+++ DATASET RECORDS +++

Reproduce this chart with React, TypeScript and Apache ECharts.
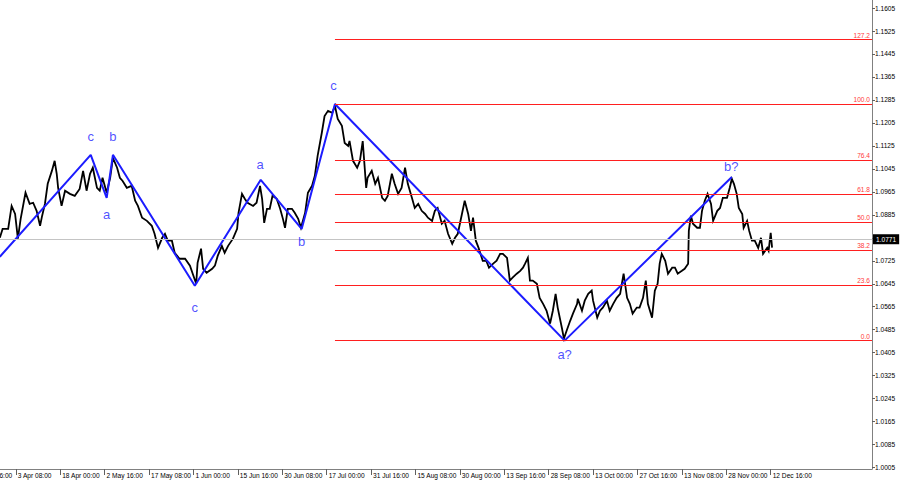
import React, { useEffect, useRef } from "react";
import * as echarts from "echarts";

// H4 bar index on the x axis, price on the y axis
const xTickBars = [-41, 23, 87, 151, 215, 279, 343, 407, 471, 535, 599, 663, 727, 791, 855, 919, 983, 1047, 1111];
const xTickLabels = [
  "17 Mar 16:00", "3 Apr 08:00", "18 Apr 00:00", "2 May 16:00", "17 May 08:00", "1 Jun 00:00",
  "15 Jun 16:00", "30 Jun 08:00", "17 Jul 00:00", "31 Jul 16:00", "15 Aug 08:00", "30 Aug 00:00",
  "13 Sep 16:00", "28 Sep 08:00", "13 Oct 00:00", "27 Oct 16:00", "13 Nov 08:00", "28 Nov 00:00", "12 Dec 16:00",
];
const yTickLabels = [
  "1.0005", "1.0085", "1.0165", "1.0245", "1.0325", "1.0405", "1.0485", "1.0565", "1.0645", "1.0725", "1.0805",
  "1.0885", "1.0965", "1.1045", "1.1125", "1.1205", "1.1285", "1.1365", "1.1445", "1.1525", "1.1605",
];

const pricePath: [number, number][] = [
  [0, 1.0805], [4, 1.0836], [12, 1.0836], [17, 1.0916], [22, 1.0888], [26, 1.0802], [30, 1.0871], [37, 1.0962],
  [43, 1.0923], [48, 1.0927], [53, 1.0899], [58, 1.0847], [61, 1.0882], [65, 1.0923], [69, 1.0993], [75, 1.1038],
  [79, 1.1073], [82, 1.1028], [84, 1.0979], [89, 1.0916], [94, 1.0969], [101, 1.0958], [108, 1.0951], [115, 1.0975],
  [120, 1.1038], [125, 1.0969], [130, 1.1028], [134, 1.1049], [140, 1.0979], [144, 1.0969], [148, 1.1014], [154, 1.0962],
  [159, 1.1014], [163, 1.1083], [169, 1.1049], [173, 1.1014], [177, 1.1003], [183, 1.0979], [190, 1.0986], [195, 1.0934],
  [199, 1.0916], [205, 1.0875], [212, 1.0864], [219, 1.0847], [223, 1.0819], [228, 1.077], [234, 1.0805], [238, 1.0819],
  [242, 1.0795], [248, 1.0795],
  [252, 1.0753], [259, 1.0732], [267, 1.0732], [274, 1.0708], [278, 1.068], [283, 1.0645], [285, 1.0718], [290, 1.0767],
  [293, 1.0697], [298, 1.0683], [306, 1.0697], [310, 1.0708], [314, 1.0742], [320, 1.0777], [324, 1.0753], [329, 1.0777],
  [336, 1.0802], [342, 1.0836], [344, 1.0892], [349, 1.0958], [353, 1.0941], [357, 1.0927], [365, 1.0916], [370, 1.0927],
  [375, 1.0986], [378, 1.0941], [381, 1.0857], [385, 1.0906], [389, 1.0906], [393, 1.0951], [399, 1.0941], [404, 1.0906],
  [408, 1.0871], [411, 1.084], [415, 1.0906], [421, 1.0906], [425, 1.0892], [430, 1.0871], [434, 1.084], [440, 1.0892],
  [444, 1.0962], [450, 1.0986], [454, 1.1021], [458, 1.109], [464, 1.117], [468, 1.1229], [473, 1.1247], [479, 1.124],
  [483, 1.1264], [487, 1.1219], [493, 1.1195], [497, 1.1135], [502, 1.1125],
  [504, 1.1142], [509, 1.1073], [515, 1.1049], [519, 1.1073], [523, 1.1142], [528, 1.0979], [530, 1.1014], [536, 1.1038],
  [541, 1.0993], [545, 1.1014], [551, 1.0944], [555, 1.0934], [559, 1.0951], [565, 1.1028], [569, 1.0993], [574, 1.0958],
  [579, 1.0979], [584, 1.1049], [588, 1.0993], [594, 1.0944], [598, 1.0909], [603, 1.0923], [608, 1.0899], [613, 1.0888],
  [617, 1.0875], [623, 1.0864], [627, 1.0899], [631, 1.0909], [637, 1.0854], [641, 1.0864], [646, 1.0819], [652, 1.0784],
  [656, 1.0805], [660, 1.0819], [666, 1.0888], [670, 1.0934], [675, 1.0888], [679, 1.0829], [682, 1.0875], [686, 1.0795],
  [690, 1.077], [696, 1.0725], [701, 1.0725], [705, 1.0701], [711, 1.0715], [716, 1.0725], [721, 1.0749], [725, 1.0749],
  [731, 1.0735], [735, 1.0656], [739, 1.0666], [745, 1.068], [750, 1.069], [754, 1.0701],
  [757, 1.0715], [761, 1.0735], [764, 1.0656], [768, 1.0656], [774, 1.0645], [778, 1.0596], [783, 1.0575], [788, 1.0551],
  [793, 1.0506], [797, 1.0551], [801, 1.061], [804, 1.0562], [810, 1.0492], [813, 1.0454], [817, 1.0482], [822, 1.0516],
  [826, 1.0541], [832, 1.0575], [833, 1.0593], [839, 1.0551], [843, 1.0586], [848, 1.061], [853, 1.0621], [855, 1.0586],
  [861, 1.0527], [865, 1.0551], [869, 1.0562], [875, 1.0586], [879, 1.0551], [884, 1.0575], [889, 1.0596], [894, 1.061],
  [899, 1.068], [904, 1.0596], [908, 1.0575], [912, 1.0541], [918, 1.0562], [922, 1.0562], [927, 1.0596], [931, 1.0656],
  [934, 1.0575], [940, 1.0527], [944, 1.0621], [948, 1.0645], [951, 1.0715], [954, 1.0749], [959, 1.0725], [963, 1.068],
  [969, 1.0701], [973, 1.0701], [977, 1.068], [983, 1.069], [987, 1.0697], [992, 1.0715], [993, 1.0829], [996, 1.0882],
  [999, 1.0854], [1005, 1.084],
  [1009, 1.084], [1012, 1.0899], [1016, 1.0934], [1020, 1.0958], [1025, 1.0923], [1028, 1.0864], [1034, 1.0899],
  [1038, 1.0909], [1042, 1.0944], [1048, 1.0944], [1052, 1.0979], [1055, 1.101], [1058, 1.0993], [1062, 1.0958],
  [1065, 1.0909], [1070, 1.0888], [1072, 1.084], [1077, 1.0864], [1080, 1.0829], [1084, 1.0795], [1088, 1.0795],
  [1093, 1.077], [1097, 1.0805], [1100, 1.0749], [1106, 1.077], [1108, 1.076], [1111, 1.0822], [1113, 1.0771],
];

const wavePath: [number, number][] = [
  [0, 1.0739], [131, 1.1094], [154, 1.0944], [163, 1.1094], [281, 1.0638], [376, 1.1007],
  [435, 1.0836], [483, 1.1271], [814, 1.0447], [1055, 1.1017],
];
const waveLabels: [number, number, string][] = [
  [131, 1.1156, "c"], [163, 1.1156, "b"], [154, 1.0885, "a"], [281, 1.0561, "c"], [375, 1.1059, "a"],
  [435, 1.0791, "b"], [481, 1.1334, "c"], [814, 1.0397, "a?"], [1054, 1.1055, "b?"],
];

const fibLevels = ["0.0", "23.6", "38.2", "50.0", "61.8", "76.4", "100.0", "127.2"];
const fibLow = 1.0447;
const fibHigh = 1.1271;
const fibStartBar = 483;
const lastBar = 1257;
const firstBar = -43;
const lastPrice = 1.0771;

const AXIS_FONT = "'Liberation Sans', Arial, sans-serif";

export default function App() {
  const ref = useRef<HTMLDivElement>(null);
  useEffect(() => {
    if (!ref.current) return;
    const chart = echarts.init(ref.current, undefined, { renderer: "svg" });
    const yVals = yTickLabels.map((s) => parseFloat(s));
    const fibMarks = fibLevels.map((lv) => {
      const v = fibLow + ((fibHigh - fibLow) * parseFloat(lv)) / 100;
      return [
        {
          coord: [fibStartBar, v],
          lineStyle: { color: "#ff1f1f", width: 1, type: "solid" },
          label: {
            show: true,
            position: "insideEndTop",
            formatter: lv,
            color: "#ff3a3a",
            fontSize: 6.6,
            fontFamily: AXIS_FONT,
            distance: [2, 1],
          },
        },
        { coord: [lastBar, v] },
      ];
    });
    chart.setOption({
      animation: false,
      backgroundColor: "#ffffff",
      grid: { left: 0, right: 28, top: 0, bottom: 16, containLabel: false },
      xAxis: {
        type: "value",
        min: firstBar,
        max: lastBar,
        splitLine: { show: false },
        axisLine: { show: true, onZero: false, lineStyle: { color: "#808080", width: 1 } },
        axisTick: { show: true, customValues: xTickBars, length: 6, lineStyle: { color: "#606060" } },
        axisLabel: {
          show: true,
          customValues: xTickBars,
          align: "left",
          margin: 3,
          padding: [0, 0, 0, 2],
          fontSize: 6.6,
          color: "#000",
          fontFamily: AXIS_FONT,
          formatter: (v: number) => {
            const i = xTickBars.indexOf(Math.round(v));
            return i >= 0 ? xTickLabels[i] : "";
          },
        },
      },
      yAxis: {
        type: "value",
        position: "right",
        min: 1.0,
        max: 1.1633,
        scale: true,
        splitLine: { show: false },
        axisLine: { show: true, onZero: false, lineStyle: { color: "#808080", width: 1 } },
        axisTick: { show: true, customValues: yVals, length: 3, lineStyle: { color: "#606060" } },
        axisLabel: {
          show: true,
          customValues: yVals,
          margin: 3,
          fontSize: 6.6,
          color: "#000",
          fontFamily: AXIS_FONT,
          formatter: (v: number) => v.toFixed(4),
        },
      },
      series: [
        {
          name: "levels",
          type: "line",
          data: [],
          z: 1,
          silent: true,
          markLine: {
            silent: true,
            symbol: ["none", "none"],
            animation: false,
            data: [
              ...fibMarks,
              {
                yAxis: lastPrice,
                lineStyle: { color: "#c4c4c4", width: 1, type: "solid" },
                label: {
                  show: true,
                  position: "end",
                  distance: 1,
                  formatter: lastPrice.toFixed(4),
                  backgroundColor: "#000",
                  color: "#fff",
                  fontSize: 6.6,
                  fontFamily: AXIS_FONT,
                  padding: [2, 3, 1, 3],
                },
              },
            ],
          },
        },
        {
          name: "EURUSD",
          type: "line",
          data: pricePath,
          showSymbol: false,
          z: 3,
          lineStyle: { color: "#000", width: 1.8, join: "miter" },
        },
        {
          name: "waves",
          type: "line",
          data: wavePath,
          showSymbol: false,
          z: 4,
          lineStyle: { color: "#1c1cff", width: 2 },
        },
        {
          name: "waveLabels",
          type: "scatter",
          data: waveLabels,
          symbolSize: 1,
          z: 5,
          itemStyle: { color: "rgba(0,0,0,0)" },
          label: {
            show: true,
            position: "inside",
            formatter: (p: any) => p.value[2],
            color: "#1f1fff",
            fontSize: 13,
            fontFamily: AXIS_FONT,
          },
        },
      ],
    });
    return () => chart.dispose();
  }, []);
  return (
    <div
      style={{ position: "absolute", left: 0, top: 0, width: 900, height: 485, overflow: "hidden", background: "#fff" }}
    >
      <div ref={ref} style={{ position: "absolute", left: -30, top: 0, width: 930, height: 485 }} />
    </div>
  );
}
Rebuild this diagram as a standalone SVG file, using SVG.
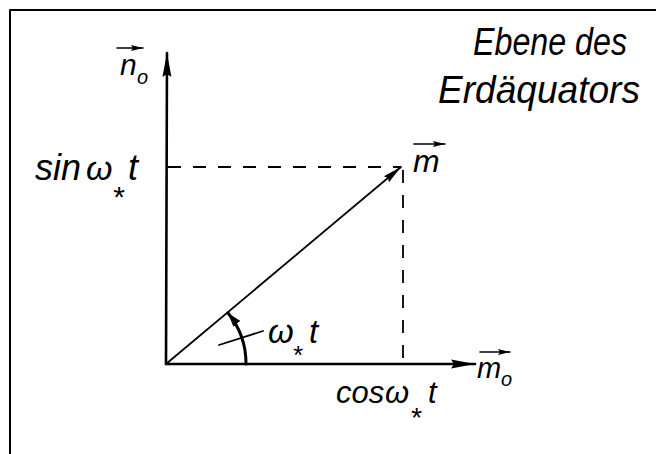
<svg xmlns="http://www.w3.org/2000/svg" width="656" height="454" viewBox="0 0 656 454">
<style>
.ln{stroke:#000;fill:none;stroke-linecap:round}
.ax{stroke-width:2.6}
.dash{stroke-width:1.8;stroke-dasharray:13 12;stroke-linecap:butt}
.t{font-family:"Liberation Sans","DejaVu Sans",sans-serif;font-style:italic;fill:#000}
</style>
<defs>
<marker id="ah" markerUnits="userSpaceOnUse" markerWidth="26" markerHeight="14" refX="24" refY="6" orient="auto">
<path d="M0,1.5 L24,6 L0,10.5 L3,6 Z" fill="#000"/>
</marker>
<marker id="ahm" markerUnits="userSpaceOnUse" markerWidth="22" markerHeight="12" refX="19" refY="5" orient="auto">
<path d="M0,1 L19,5 L0,9 L2,5 Z" fill="#000"/>
</marker>
<marker id="ahs" markerUnits="userSpaceOnUse" markerWidth="16" markerHeight="12" refX="14" refY="5" orient="auto">
<path d="M0,0.5 L14,5 L0,9.5 Z" fill="#000"/>
</marker>
<marker id="av" markerUnits="userSpaceOnUse" markerWidth="14" markerHeight="10" refX="12" refY="4" orient="auto">
<path d="M0,1 L12,4 L0,7 L2,4 Z" fill="#000"/>
</marker>
</defs>

<g id="frame">
<path class="ln" d="M10,10 H656 M10,10 V454" stroke-width="2"/>
</g>

<g id="connectors">
<line id="axis-n0" class="ln ax" x1="166" y1="364" x2="167" y2="53" marker-end="url(#ah)"/>
<line id="axis-m0" class="ln ax" x1="166" y1="364" x2="475" y2="364" marker-end="url(#ah)"/>
<line id="dash-h" class="ln dash" x1="168" y1="167" x2="401" y2="167"/>
<line id="dash-v" class="ln dash" x1="403" y1="170" x2="403" y2="362"/>
<line id="vec-m" class="ln" stroke-width="1.8" x1="166" y1="364" x2="401" y2="167" marker-end="url(#ahm)"/>
<path id="angle-arc" class="ln" stroke-width="3" d="M246,364 A80,80 0 0 0 228,313" marker-end="url(#ahs)"/>
<line id="angle-tick" class="ln" stroke-width="1.8" x1="219" y1="345" x2="263" y2="331"/>
</g>

<g id="label-n0">
<line class="ln" stroke-width="1.6" x1="117" y1="48" x2="143" y2="48" marker-end="url(#av)"/>
<text class="t" font-size="30"><tspan x="120" y="75">n</tspan><tspan x="137" y="84" font-size="20">o</tspan></text>
</g>

<g id="label-m">
<line class="ln" stroke-width="1.6" x1="414" y1="144" x2="445" y2="144" marker-end="url(#av)"/>
<text class="t" x="413" y="172" font-size="32">m</text>
</g>

<g id="label-m0">
<line class="ln" stroke-width="1.6" x1="480" y1="352" x2="510" y2="352" marker-end="url(#av)"/>
<text class="t" font-size="29"><tspan x="477" y="378">m</tspan><tspan x="501" y="386" font-size="20">o</tspan></text>
</g>

<g id="label-ebene">
<text class="t" x="473" y="55" font-size="38" textLength="154" lengthAdjust="spacingAndGlyphs">Ebene des</text>
<text class="t" x="438" y="103" font-size="38" textLength="202" lengthAdjust="spacingAndGlyphs">Erdäquators</text>
</g>

<g id="label-sin">
<text class="t" font-size="36"><tspan x="35" y="180">sin</tspan><tspan x="86" y="180" font-size="34">ω</tspan><tspan x="112" y="207" font-size="30">*</tspan><tspan x="128" y="180">t</tspan></text>
</g>

<g id="label-angle">
<text class="t" font-size="33"><tspan x="268" y="343">ω</tspan><tspan x="292" y="364" font-size="26">*</tspan><tspan x="309" y="343">t</tspan></text>
</g>

<g id="label-cos">
<text class="t" font-size="31"><tspan x="336" y="403">cos</tspan><tspan x="385" y="403">ω</tspan><tspan x="410" y="427" font-size="28">*</tspan><tspan x="428" y="403">t</tspan></text>
</g>
</svg>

+++

Which lines contain "this"? Copy each of them.

Reproduce this chart with React, TypeScript and Apache ECharts.
Rebuild this diagram as a standalone SVG file, using SVG.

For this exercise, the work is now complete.